> INFORMATION PROVIDED
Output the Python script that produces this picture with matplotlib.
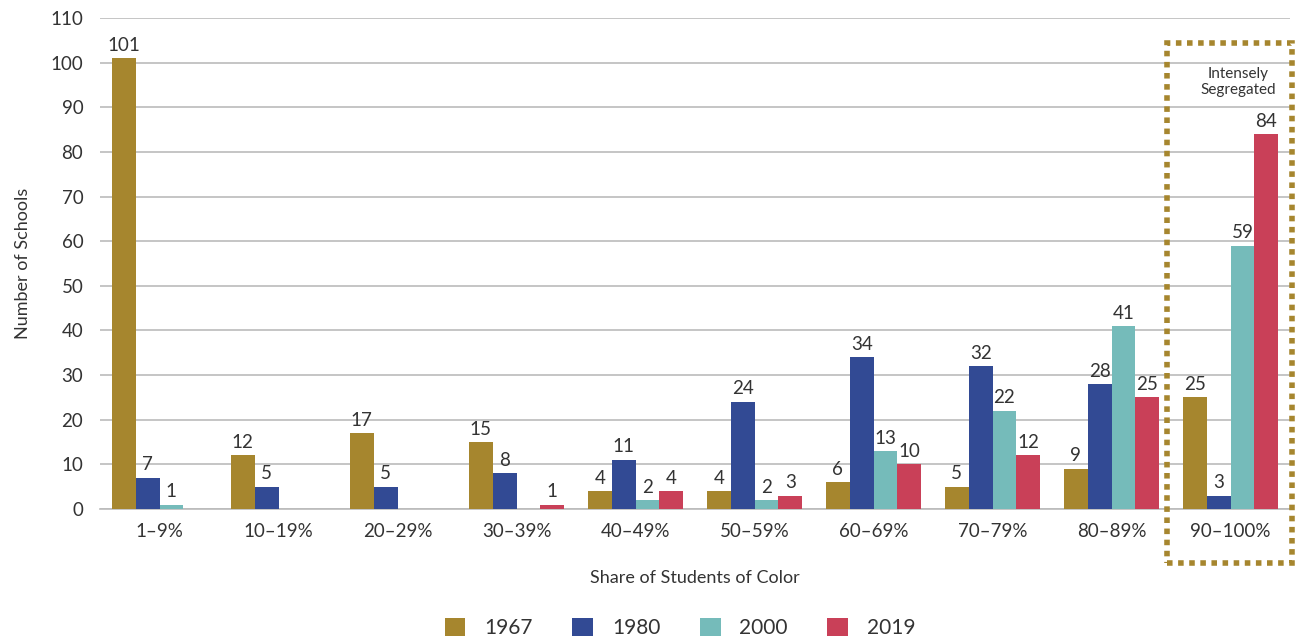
import numpy as np
import matplotlib
matplotlib.use('Agg')
import matplotlib.pyplot as plt
from matplotlib.patches import Rectangle

plt.rcParams['font.family'] = ['Lato', 'DejaVu Sans']

categories = ['1–9%', '10–19%', '20–29%', '30–39%', '40–49%',
              '50–59%', '60–69%', '70–79%', '80–89%', '90–100%']
years = ['1967', '1980', '2000', '2019']
v1967 = [101, 12, 17, 15, 4, 4, 6, 5, 9, 25]
v1980 = [7, 5, 5, 8, 11, 24, 34, 32, 28, 3]
v2000 = [1, 0, 0, 0, 2, 2, 13, 22, 41, 59]
v2019 = [0, 0, 0, 1, 4, 3, 10, 12, 25, 84]
colors = ['#A6862E', '#324A94', '#75BBBA', '#C94058']

fig = plt.figure(figsize=(12.98, 6.4), dpi=100)
ax = fig.add_axes([100 / 1298, 1 - 509 / 640, 1190 / 1298, 491 / 640])

x = np.arange(len(categories))
w = 0.2
for i, (vals, c, yr) in enumerate(zip([v1967, v1980, v2000, v2019], colors, years)):
    pos = x + (i - 1.5) * w
    ax.bar(pos, vals, width=w, color=c, label=yr, zorder=3)
    for p, v in zip(pos, vals):
        if v > 0:
            ax.text(p, v + 1, str(v), ha='center', va='bottom', fontsize=13.5, color='#333333')

ax.set_xlim(-0.5, len(categories) - 0.5)
ax.set_ylim(0, 110)
ax.set_yticks(range(0, 111, 10))
ax.set_xticks(x)
ax.set_xticklabels(categories)
ax.tick_params(axis='both', length=0, labelsize=13.5, colors='#333333')
ax.tick_params(axis='x', pad=10)
ax.tick_params(axis='y', pad=12)
ax.grid(axis='y', color='#BBBBBB', linewidth=1.2, zorder=0)
for s in ['left', 'right', 'top']:
    ax.spines[s].set_visible(False)
ax.spines['bottom'].set_color('#BBBBBB')
ax.spines['bottom'].set_linewidth(1.2)

ax.set_ylabel('Number of Schools', fontsize=13, color='#333333', labelpad=14)
fig.text(0.5 * (100 + 1290) / 1298, 1 - 578 / 640, 'Share of Students of Color',
         ha='center', va='center', fontsize=13, color='#333333')

# dotted box around intensely segregated group
box = Rectangle((1167 / 1298, 1 - 563 / 640), (1292 - 1167) / 1298, (563 - 43) / 640,
                transform=fig.transFigure, fill=False, edgecolor='#A6862E',
                linestyle=(0, (1, 1)), linewidth=4, zorder=5)
fig.patches.append(box)
fig.text(1238 / 1298, 1 - 82 / 640, 'Intensely\nSegregated', ha='center', va='center',
         fontsize=11, color='#333333', linespacing=1.1)

fig.legend(loc='center', bbox_to_anchor=(680 / 1298, 1 - 628 / 640), ncol=4, frameon=False,
           fontsize=15, handlelength=1.0, handleheight=1.0, columnspacing=1.9,
           handletextpad=0.9, labelcolor='#333333')

fig.savefig('out.png', dpi=100)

> WRITTEN EXERCISE
Begin at the first line of the material and copy each line exactly through the one containing "plt.rcParams['font.family'] = ['Lato', 'DejaVu". Omit pictures.

> EXERCISE RESPONSE
Output the Python script that produces this picture with matplotlib.
import numpy as np
import matplotlib
matplotlib.use('Agg')
import matplotlib.pyplot as plt
from matplotlib.patches import Rectangle

plt.rcParams['font.family'] = ['Lato', 'DejaVu Sans']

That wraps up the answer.